IT Office Equips Conference Rooms, Classrooms with Airtame Wireless Technology

Information Technology staff members try the wireless presentation technology in a University Crossing conference room Image by Ed Brennen
Mike Lucas, left, and Andrew Alfano of the Information Technology Office try out the Airtame wireless presentation technology in a University Crossing conference room.

02/20/2018
By Ed Brennen

The dongle is going the way of dinosaurs and dodo birds.

Faculty, students and staff will no longer have to fiddle with cables and oddly named adaptors when connecting their laptops to conference room TV monitors and classroom projectors. Instead, they can connect wirelessly with a new technology called Airtame that the university’s Information Technology Office is rolling out across campus.

“We think this wireless presentation technology is going to be a game-changer in terms of ease of use, and will reduce the number of service calls that come in to the Help Desk,” says Mike Lucas, senior director of Information Technology Services and Instructional Technology Support.

The initiative, under the direction of Assoc. Vice Chancellor for Information Technology and Chief Information Officer Michael Cipriano, helps ensure that classrooms and learning spaces support rich media and active learning approaches — all goals of the university’s 2020 Strategic Plan.

Lucas and his team began equipping 15 conference rooms at University Crossing with Airtame over winter break. They have since moved on to the most heavily used conference rooms across campus. Lucas estimates that all 75 conference rooms and 200 classrooms on campus will be equipped with the new wireless presentation technology within two years. The Airtame hardware, which is about the size of a car key, is plugged into an HDMI port on the room’s video screen and connected to the university’s network.

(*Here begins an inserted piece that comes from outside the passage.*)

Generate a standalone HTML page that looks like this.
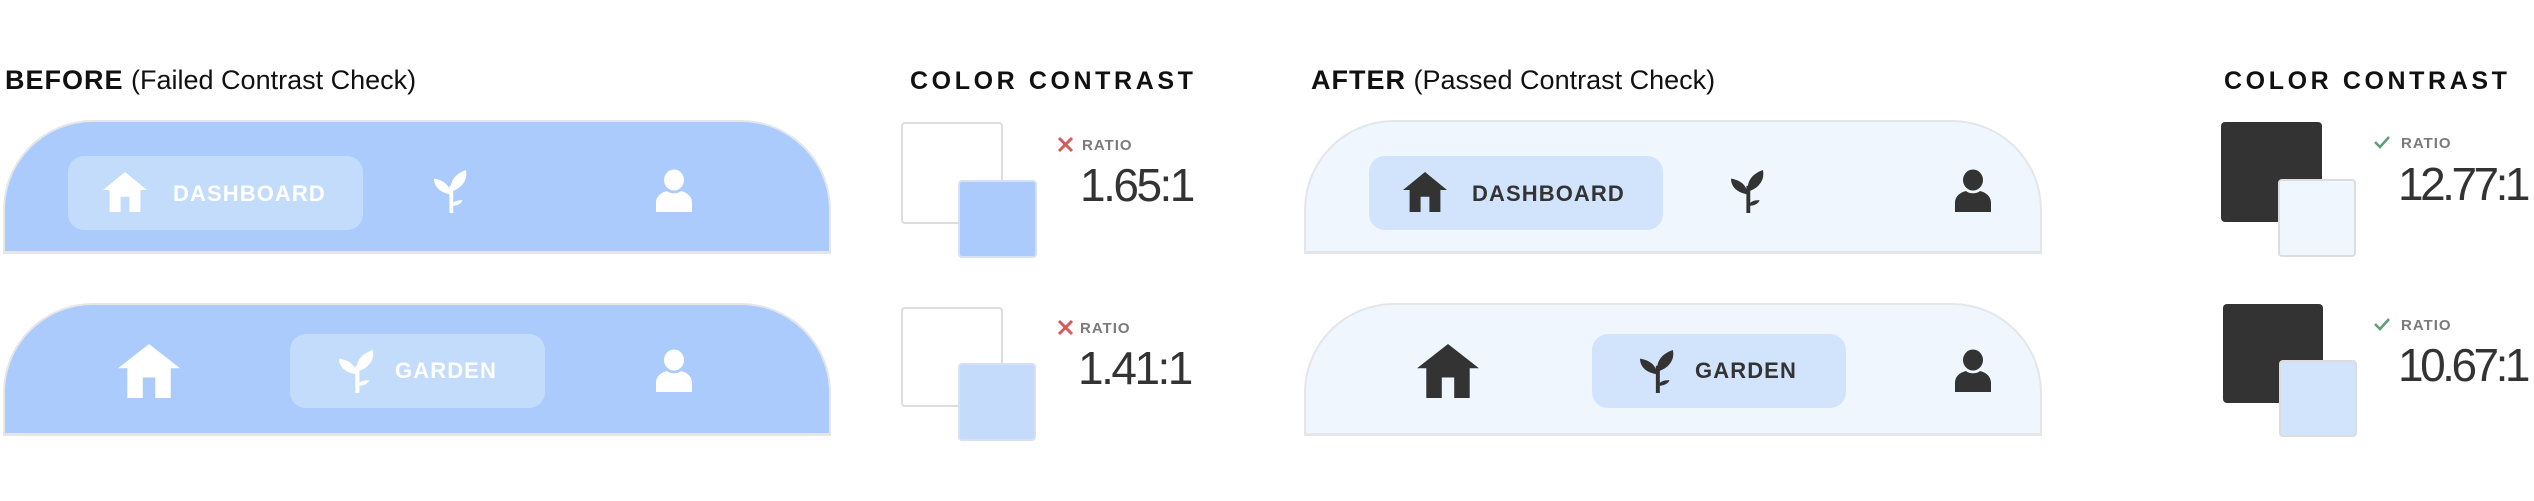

When someone wants to connect wirelessly to an Airtame-enabled monitor for the first time, they start by connecting their laptop to the university’s secure wireless network, eduroam. They then go to airtame.com/start and do a one-time download of the application to their laptop. Upon launching the program, they type in the room’s URL, which is displayed on the room’s monitor. They then get a unique access code, which they type in to connect. 

On subsequent uses, they simply open the Airtame app on their device and enter the room’s URL and generated code. Outside guests of the university will also be able to connect to Airtame through the university’s guest wireless network. 

Lucas and his team are posting instruction placards next to Airtame-enabled monitors to help explain the connection process, and Help Desk staff have also been trained to walk users through the steps. 

With technology constantly changing, Lucas says the move to wireless helps circumvent the connection issues that so many people encounter.

“As USB-C cables come out, or micro HDMI, or whatever flavor is coming in six months from Apple, it’s tough for us to support every single dongle that’s out there,” Lucas says. “This eliminates the problem.”

For courses that use the active learning model, Lucas says the university may install an enhanced version of the Airtame product that would allow several students to connect to one screen at the same time, or one student to connect to as many as four screens at once. 

Airtame also allows the IT department to monitor the devices on the network by building. So, if someone is having trouble connecting to a specific classroom or conference room, IT staffers can reboot the device remotely or even update the software.

“This is the standard that the audio-visual industry is moving toward,” Lucas says. “This is the simplest solution – simplest download, simplest back-end management – and so far the performance has really been there.”